The MiG-21bis received the upgraded Tumansky R-25 engine, which retained the standard 42 / 65 kN normal and forsazh power settings of earlier R-13 powerplants, but added a second fuel pump to supply the new super-afterburning system with jet fuel. Use of this "diamond regime" provided a massive 97.4 kN of thrust for no more than 3 minutes in actual wartime use. Use of this temporary power gave the MiG-21bis slightly better than 1:1 thrust-to-weight ratio and a climbing rate of 254 meters/second, equalling the F-16's nominal capabilities in close-quarters dogfight.

In air combat practice with the MiG-21bis, use of WEP thrust was limited to one minute, to reduce impact on the engine's 800 flight hours lifetime, since every second of super-afterburner use counted as several minutes of regular power run due to extreme thermal stress. When WEP was on, the R-25 engine produced a huge 5 meter long blowtorch exhaust - the six or seven brightly glowing rhomboid "shock diamonds" visible inside the flames gave the emergency-power setting its "diamond regime" name.

WEP in surface vehicles

Some modern military surface vehicles also employ WEP features. The US Marine Corps Expeditionary Fighting Vehicle (cancelled in 2011) sported a 12-cylinder 1200 bhp diesel engine developed by the German MTU company. When the EFV is swimming the powerplant can be boosted to 2700 hp via the use of open circuit seawater-cooling.
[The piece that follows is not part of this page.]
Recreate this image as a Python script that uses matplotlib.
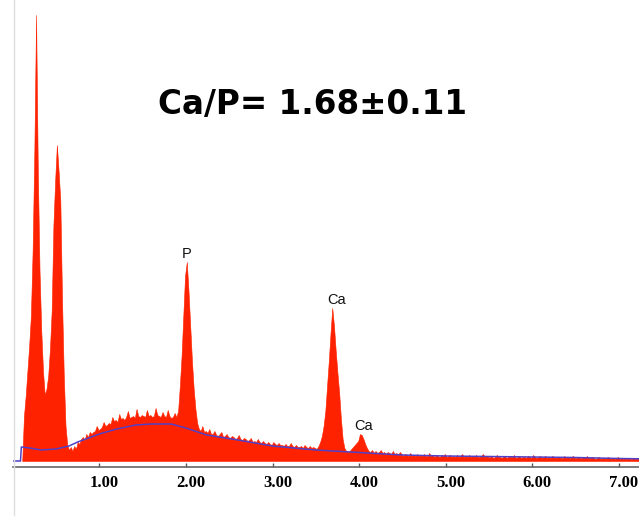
import numpy as np
import matplotlib
matplotlib.use('Agg')
import matplotlib.pyplot as plt
from matplotlib.lines import Line2D
from matplotlib.transforms import ScaledTranslation

# EDS spectrum, 0.02 keV channels starting at 0.11 keV (counts)
start_kev = 0.11
channel_kev = 0.02
counts = [
    0, 45, 65, 90, 115, 145, 210, 310, 446, 290,       # 0.11 - 0.29  C
    190, 130, 90, 66, 72, 85, 112, 150, 235, 280,      # 0.31 - 0.49
    316, 290, 260, 160, 85, 35, 16, 11, 14, 10,        # 0.51 - 0.69  O
    15, 12, 19, 17, 22, 24, 21, 27, 24, 29,            # 0.71 - 0.89
    27, 29, 30, 35, 31, 32, 34, 39, 35, 36,            # 0.91 - 1.09
    38, 37, 44, 40, 41, 39, 47, 42, 43, 41,            # 1.11 - 1.29
    44, 50, 43, 44, 45, 43, 52, 45, 44, 46,            # 1.31 - 1.49
    45, 44, 51, 45, 46, 44, 45, 53, 46, 45,            # 1.51 - 1.69
    44, 49, 45, 44, 51, 45, 43, 44, 48, 44,            # 1.71 - 1.89
    50, 75, 105, 145, 185, 199, 170, 135, 100, 72,     # 1.91 - 2.09  P
    52, 38, 32, 30, 35, 29, 30, 28, 32, 27,            # 2.11 - 2.29
    27, 30, 26, 25, 27, 29, 24, 25, 27, 24,            # 2.31 - 2.49
    23, 25, 24, 22, 23, 26, 22, 21, 23, 22,            # 2.51 - 2.69
    20, 21, 23, 19, 20, 19, 22, 19, 18, 20,            # 2.71 - 2.89
    18, 17, 19, 17, 16, 19, 17, 16, 18, 16,            # 2.91 - 3.09
    16, 15, 17, 15, 15, 18, 15, 14, 16, 14,            # 3.11 - 3.29
    14, 15, 13, 16, 14, 13, 15, 13, 14, 13,            # 3.31 - 3.49
    12, 15, 19, 25, 35, 50, 75, 100, 128, 153,         # 3.51 - 3.69  Ca Ka
    135, 110, 88, 68, 42, 22, 13, 10, 9, 10,           # 3.71 - 3.89
    12, 14, 16, 18, 20, 27, 26, 22, 17, 13,            # 3.91 - 4.09  Ca Kb
    10, 9, 11, 8, 10, 8, 9, 11, 8, 9,                  # 4.11 - 4.29
    7, 9, 8, 7, 10, 7, 8, 6, 9, 7,                     # 4.31 - 4.49
    5, 7, 6, 5, 8, 5, 6, 5, 7, 5,                      # 4.51 - 4.69
    6, 5, 7, 5, 5, 8, 5, 6, 4, 6,                      # 4.71 - 4.89
    5, 4, 6, 5, 7, 4, 5, 6, 4, 5,                      # 4.91 - 5.09
    4, 6, 4, 5, 7, 4, 5, 4, 6, 4,                      # 5.11 - 5.29
    5, 4, 6, 4, 4, 5, 7, 4, 5, 4,                      # 5.31 - 5.49
    4, 5, 3, 4, 6, 4, 4, 3, 5, 4,                      # 5.51 - 5.69
    3, 5, 4, 4, 6, 3, 4, 5, 3, 4,                      # 5.71 - 5.89
    4, 3, 5, 4, 3, 6, 4, 3, 4, 5,                      # 5.91 - 6.09
    3, 4, 5, 3, 4, 3, 5, 4, 3, 4,                      # 6.11 - 6.29
    4, 3, 3, 5, 3, 4, 3, 4, 5, 3,                      # 6.31 - 6.49
    3, 4, 3, 3, 4, 3, 5, 3, 3, 4,                      # 6.51 - 6.69
    3, 2, 3, 4, 2, 3, 3, 2, 4, 3,                      # 6.71 - 6.89
    2, 3, 2, 3, 4, 2, 3, 2, 3, 2,                      # 6.91 - 7.09
    3, 2, 2, 3, 2, 3, 2, 2, 3, 2,                      # 7.11 - 7.29
    2, 3, 2, 2,                                        # 7.31 - 7.37
]

# background (bremsstrahlung) fit line
bg_kev = [0.0, 0.09, 0.10, 0.20, 0.33, 0.50, 0.65, 0.75, 1.00, 1.20, 1.42, 1.60,
          1.83, 2.00, 2.24, 2.60, 3.00, 3.50, 4.00, 4.50, 5.00, 5.50, 6.00, 6.50,
          7.00, 7.40]
bg_cnt = [0, 0, 14, 13, 11, 12, 15, 19, 27, 32, 36, 37,
          37, 33, 26, 21, 15, 11, 8.5, 6, 5, 4.5, 4, 3.5,
          2.5, 2]

peak_labels = ['P', 'Ca', 'Ca']
peak_kev = [2.013, 3.741, 4.057]
peak_y = [203, 157, 31]

xticks = [1, 2, 3, 4, 5, 6, 7]
title = 'Ca/P= 1.68\u00b10.11'

energy = start_kev + channel_kev * np.arange(len(counts))

W, H = 639, 524
fig = plt.figure(figsize=(W / 100, H / 100), dpi=100)
ax = fig.add_axes([13 / W, 57 / H, (650 - 13) / W, 467 / H])

ax.fill_between(energy, counts, color='#ff2200', lw=0.4, edgecolor='#ff2200')
ax.plot(bg_kev, bg_cnt, color='#5040c8', lw=1.1)

ax.set_xlim(0.0035, 7.359)
ax.set_ylim(-6, 461)

for s in ['top', 'right', 'left']:
    ax.spines[s].set_visible(False)
ax.spines['bottom'].set_color('#666666')
ax.spines['bottom'].set_linewidth(1.2)
ax.set_yticks([])
ax.set_xticks(xticks)
ax.set_xticklabels(['%.2f' % t for t in xticks])
ax.tick_params(axis='x', direction='in', length=3, width=1, color='#555555',
               pad=6, labelsize=12)
for lab in ax.get_xticklabels():
    lab.set_fontfamily('Liberation Serif')
    lab.set_fontweight('bold')
for tk in ax.xaxis.get_major_ticks():
    tk.label1.set_transform(tk.label1.get_transform() +
                            ScaledTranslation(0.05, 0, fig.dpi_scale_trans))

for lab, x, y in zip(peak_labels, peak_kev, peak_y):
    ax.text(x, y, lab, ha='center', va='baseline', fontsize=10.5,
            family='Liberation Sans', color='#111111')

fig.text(313 / W, 1 - 114 / H, title, ha='center', va='baseline',
         fontsize=23.5, fontweight='bold', family='DejaVu Sans', color='black')

# light frame line on the left
fig.add_artist(Line2D([13.5 / W, 13.5 / W], [1 - 515 / H, 1], transform=fig.transFigure,
                      color='#dddddd', lw=1))

fig.savefig('out.png', dpi=100)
Such extreme war power setting allows the MTU engine to drive four massive water-jet exhausts which propel the surface-effect riding EFV vehicle at sea speeds reaching 35 knots.

Although the EFV prototypes demonstrated revolutionary performance on water and land, the reliability of their extremely boosted powerplants never met stringent military standards and the vehicle failed to enter Marine Corps service.

See also

From the Wikipedia entry for WAR EMERGENCY POWER

Reactor Dampers

Nuclear fission reactors are throttled by controlling the amount of neutrons available in the core. "Thermal neutron" reactors need slow moving neutrons, "Fast neutron" reactors use fast ones. Basically this means that a thermal neutron reactor has the fission fuel elements embedded in a "moderator", which turns fast neutrons into thermal neutrons. In both designs, the reactor is generally encased in a neutron reflector. This intercepts neutrons on their way out of the reactor and sends them back in, "kicking them back into play" so to speak. This lowers the amount of fission fuel you need in order to sustain a chain reaction.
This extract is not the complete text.